The opinion further held that the rule's definition of sex-based harassment was unconstitutionally overbroad and vague, both because it potentially encompassed a wide range of protected speech and because it failed to give adequate notice of what conduct was prohibited. Judge Reeves also found a violation of the Spending Clause, reasoning that the rule imposed conditions on federal funding that Title IX did not unambiguously authorize. Finally, he concluded that the Department's rulemaking was arbitrary and capricious under the Administrative Procedure Act because the agency did not provide a reasoned explanation for departing from the 2020 regulations and failed adequately to address concerns raised in public comments.

Judge Reeves rejected the Department's argument that any unlawful provisions could be severed, holding instead that the defects permeated the rule and warranted vacatur of the regulations in their entirety. The accompanying judgment immediately vacated the 2024 rule nationwide.

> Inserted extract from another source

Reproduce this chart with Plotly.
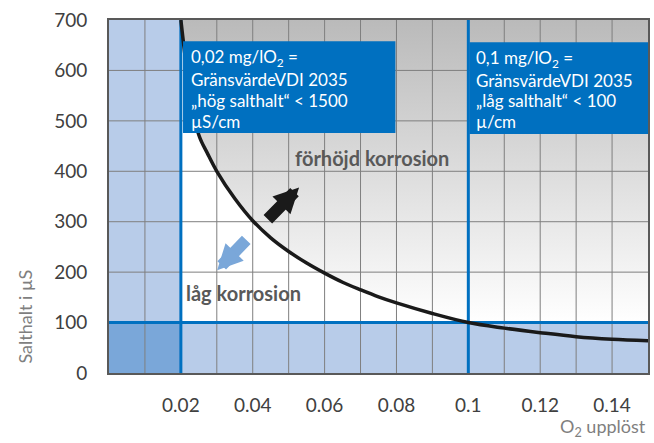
import plotly.graph_objects as go

# ---- data ----
curve_x = [0.02, 0.0225, 0.025, 0.0275, 0.03, 0.035, 0.04, 0.045, 0.05, 0.055, 0.06, 0.065, 0.07, 0.075, 0.08, 0.09, 0.10, 0.11, 0.12, 0.13, 0.14, 0.15]
curve_y = [700, 560, 472, 434, 400, 346, 302, 268, 241, 218, 198, 180, 165, 151, 139, 118, 100, 89, 80, 72, 67, 64]

x_ticks = [0.02, 0.04, 0.06, 0.08, 0.10, 0.12, 0.14]
x_ticktext = ["0.02", "0.04", "0.06", "0.08", "0.1", "0.12", "0.14"]
y_ticks = [0, 100, 200, 300, 400, 500, 600, 700]

limit_low_o2 = 0.02      # mg/l O2
limit_high_o2 = 0.1
limit_salt = 100
x_max = 0.15
y_max = 700

grid_x = [i / 100 for i in range(1, 15)]
grid_y = [100, 200, 300, 400, 500, 600]

box1_lines = ["0,02 mg/lO<sub>2</sub> =", "GränsvärdeVDI 2035", "„hög salthalt“ < 1500", "µS/cm"]
box2_lines = ["0,1 mg/lO<sub>2</sub> =", "GränsvärdeVDI 2035", "„låg salthalt“ < 100", "µ/cm"]
box_line_y = [624, 582, 541, 499]

FONT = "Lato"
BLUE = "#0070c0"
LIGHT = "#b8cce9"
DARK = "#7aa7d9"
GRID = "#7f7f7f"

fig = go.Figure()

# gray gradient area above the curve
fig.add_trace(go.Scatter(
    x=curve_x + [x_max, limit_low_o2], y=curve_y + [y_max, y_max],
    mode="lines", line=dict(width=0), fill="toself",
    fillgradient=dict(type="vertical", colorscale=[[0, "#ffffff"], [1, "#bababa"]],
                      start=limit_salt, stop=y_max),
    hoverinfo="skip", showlegend=False))

# light blue zones
def rect(x0, x1, y0, y1, color):
    fig.add_trace(go.Scatter(x=[x0, x1, x1, x0, x0], y=[y0, y0, y1, y1, y0],
                             mode="lines", line=dict(width=0), fill="toself",
                             fillcolor=color, hoverinfo="skip", showlegend=False))

rect(0, limit_low_o2, 0, y_max, LIGHT)
rect(0, x_max, 0, limit_salt, LIGHT)
rect(0, limit_low_o2, 0, limit_salt, DARK)

# grid lines (drawn on top of fills)
gx, gy = [], []
for v in grid_x:
    gx += [v, v, None]; gy += [0, y_max, None]
for v in grid_y:
    gx += [0, x_max, None]; gy += [v, v, None]
fig.add_trace(go.Scatter(x=gx, y=gy, mode="lines", line=dict(color=GRID, width=1),
                         hoverinfo="skip", showlegend=False))

# blue limit lines
fig.add_trace(go.Scatter(
    x=[limit_low_o2, limit_low_o2, None, limit_high_o2, limit_high_o2, None, 0, x_max],
    y=[0, y_max, None, 0, y_max, None, limit_salt, limit_salt],
    mode="lines", line=dict(color=BLUE, width=3), hoverinfo="skip", showlegend=False))

# curve
fig.add_trace(go.Scatter(x=curve_x, y=curve_y, mode="lines",
                         line=dict(color="#1a1a1a", width=3.5, shape="spline", smoothing=1.0),
                         hoverinfo="skip", showlegend=False))

# text boxes
fig.add_shape(type="rect", x0=0.0206, x1=0.0797, y0=476, y1=658,
              fillcolor=BLUE, line=dict(width=0), layer="above")
fig.add_shape(type="rect", x0=0.1003, x1=0.1503, y0=474, y1=656,
              fillcolor=BLUE, line=dict(width=0), layer="above")
for txt, yy in zip(box1_lines, box_line_y):
    fig.add_annotation(x=0.0222, y=yy, text=txt, showarrow=False, xanchor="left", yanchor="middle",
                       align="left", font=dict(family=FONT, size=17, color="white"))
for txt, yy in zip(box2_lines, box_line_y):
    fig.add_annotation(x=0.1017, y=yy - 1, text=txt, showarrow=False, xanchor="left", yanchor="middle",
                       align="left", font=dict(family=FONT, size=17, color="white"))

# labels
fig.add_annotation(x=0.0732, y=426, text="<b>förhöjd korrosion</b>", showarrow=False,
                   font=dict(family=FONT, size=20, color="#595959"))
fig.add_annotation(x=0.0374, y=159, text="<b>låg korrosion</b>", showarrow=False,
                   font=dict(family=FONT, size=20, color="#595959"))

# arrows
fig.add_annotation(x=0.0529, y=368, ax=0.0438, ay=302, xref="x", yref="y", axref="x", ayref="y",
                   text="", showarrow=True, arrowhead=2, arrowsize=0.42, arrowwidth=12, arrowcolor="#1a1a1a")
fig.add_annotation(x=0.0301, y=204, ax=0.0386, ay=267, xref="x", yref="y", axref="x", ayref="y",
                   text="", showarrow=True, arrowhead=2, arrowsize=0.42, arrowwidth=12, arrowcolor="#7aa7d9")

# axis titles
fig.add_annotation(x=1.0, y=-0.155, xref="paper", yref="paper", xanchor="right", yanchor="middle",
                   text="O<sub>2</sub> upplöst", showarrow=False,
                   font=dict(family=FONT, size=18, color="#7f7f7f"))
fig.add_annotation(x=-0.155, y=0.161, xref="paper", yref="paper", xanchor="center", yanchor="middle",
                   text="Salthalt i µS", textangle=-90, showarrow=False,
                   font=dict(family=FONT, size=18, color="#7f7f7f"))

fig.update_layout(
    width=654, height=443,
    margin=dict(l=109, r=6, t=20, b=70, autoexpand=False),
    paper_bgcolor="white", plot_bgcolor="white",
    showlegend=False,
    xaxis=dict(range=[0, x_max], tickvals=x_ticks, ticktext=x_ticktext, showgrid=False,
               zeroline=False, showline=True, linecolor="#595959", linewidth=2, mirror=True,
               ticks="", ticklabelstandoff=14, automargin=False,
               tickfont=dict(family=FONT, size=19, color="#404040")),
    yaxis=dict(range=[0, y_max], tickvals=y_ticks, showgrid=False, zeroline=False,
               showline=True, linecolor="#595959", linewidth=2, mirror=True,
               ticks="", ticklabelstandoff=16, automargin=False,
               tickfont=dict(family=FONT, size=19, color="#404040")),
)

fig.write_html("out.html", config={"displayModeBar": False},
               post_script="document.body.style.margin='0';document.body.style.overflow='hidden';")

== Subsequent proceedings ==
The Department of Education did not appeal the January 9, 2025 final judgment. In March 2025, the Sixth Circuit dismissed the government's interlocutory appeal from the preliminary injunction as moot, explaining that entry of the unappealed final judgment "extinguished" the appeal.

Several non-governmental intervenors and advocacy organizations subsequently filed appeals challenging aspects of the district court's decision, including the scope of the vacatur and the treatment of the rule's sex-based harassment provisions. As of late 2025, those appeals remained pending in the Sixth Circuit in cases captioned Tennessee v. McMahon and related matters.

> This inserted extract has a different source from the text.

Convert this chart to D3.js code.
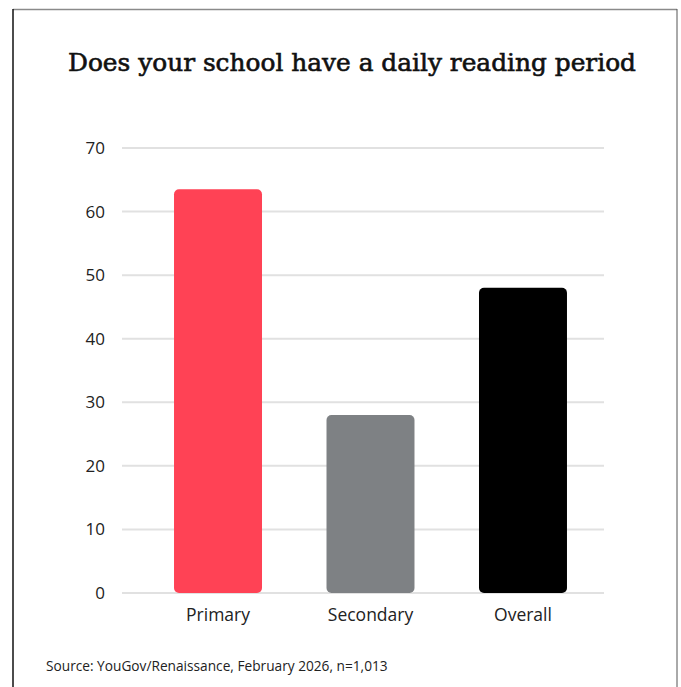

Following the district court's judgment, the Department of Education announced that, in light of the vacatur, it would continue to enforce Title IX under the 2020 regulations while evaluating its options. Legal commentators noted that, because Tennessee v. Cardona involved a nationwide vacatur and the federal government did not appeal, the decision effectively prevented any portion of the 2024 Title IX rule from taking effect absent further legislative or judicial action.

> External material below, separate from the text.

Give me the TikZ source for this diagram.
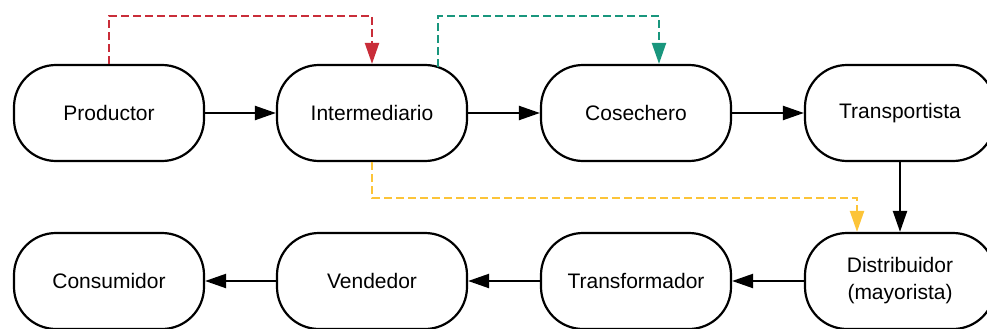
\documentclass[tikz,border=0pt]{standalone}
\usepackage{fontspec}
\setmainfont{Liberation Sans}
\usepackage{tikz}
\usetikzlibrary{arrows.meta}
\definecolor{rojo}{HTML}{C92D39}
\definecolor{verde}{HTML}{19967D}
\definecolor{amarillo}{HTML}{FCC438}
\tikzset{etapa/.style={draw,line width=2.2pt,rounded corners=42pt,minimum width=190pt,minimum height=96pt,inner sep=0pt,align=center,font=\fontsize{21}{27}\selectfont}}
\tikzset{flecha/.style={->,line width=2.2pt}}
\tikzset{punteada/.style={->,line width=2.2pt,dash pattern=on 8pt off 4pt}}

\begin{document}
\begin{tikzpicture}[x=1pt,y=-1pt,>={Triangle[length=21pt,width=14pt]},line join=miter]
                \useasboundingbox (0,0) rectangle (987,329);
                % fila de arriba
                \node[etapa] (productor) at (109,113) {Productor};
                \node[etapa] (intermediario) at (372,113) {Intermediario};
                \node[etapa] (cosechero) at (636,113) {Cosechero};
                \node[etapa] (transportista) at (900,113) {Transportista};
                % fila de abajo
                \node[etapa] (distribuidor) at (900,281) {Distribuidor\\(mayorista)};
                \node[etapa] (transformador) at (636,281) {Transformador};
                \node[etapa] (vendedor) at (372,281) {Vendedor};
                \node[etapa] (consumidor) at (109,281) {Consumidor};
                \draw [flecha] (productor) -- (intermediario);
                \draw [flecha] (intermediario) -- (cosechero);
                \draw [flecha] (cosechero) -- (transportista);
                \draw [flecha] (transportista) -- (distribuidor);
                \draw [flecha] (distribuidor) -- (transformador);
                \draw [flecha] (transformador) -- (vendedor);
                \draw [flecha] (vendedor) -- (consumidor);
                % conexiones punteadas
                \draw [punteada,color=rojo] (productor.north) -- ++(0,-48) -| (intermediario.north);
                \draw [punteada,color=verde] ([xshift=66pt,yshift=-3pt]intermediario.north) -- ++(0,-51) -| ([xshift=23pt]cosechero.north);
                \draw [punteada,color=amarillo] (intermediario.south) -- ++(0,36) -| ([xshift=-43pt]distribuidor.north);
            \end{tikzpicture}
\end{document}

== Impact and commentary ==
Scholars and practitioners have described State of Tennessee v. Cardona as a major turning point in the relationship between federal agencies and the courts in administering Title IX. Walker argued that the decision, combined with the Supreme Court's contemporaneous holding in Loper Bright Enterprises v. Raimondo eliminating Chevron deference, significantly narrowed agency discretion to interpret civil rights statutes and shifted interpretive authority toward the judiciary. A Congressional Research Service report on gender and school sports similarly described Tennessee v. Cardona as part of a broader trend of litigation limiting federal agency efforts to protect transgender students under Title IX.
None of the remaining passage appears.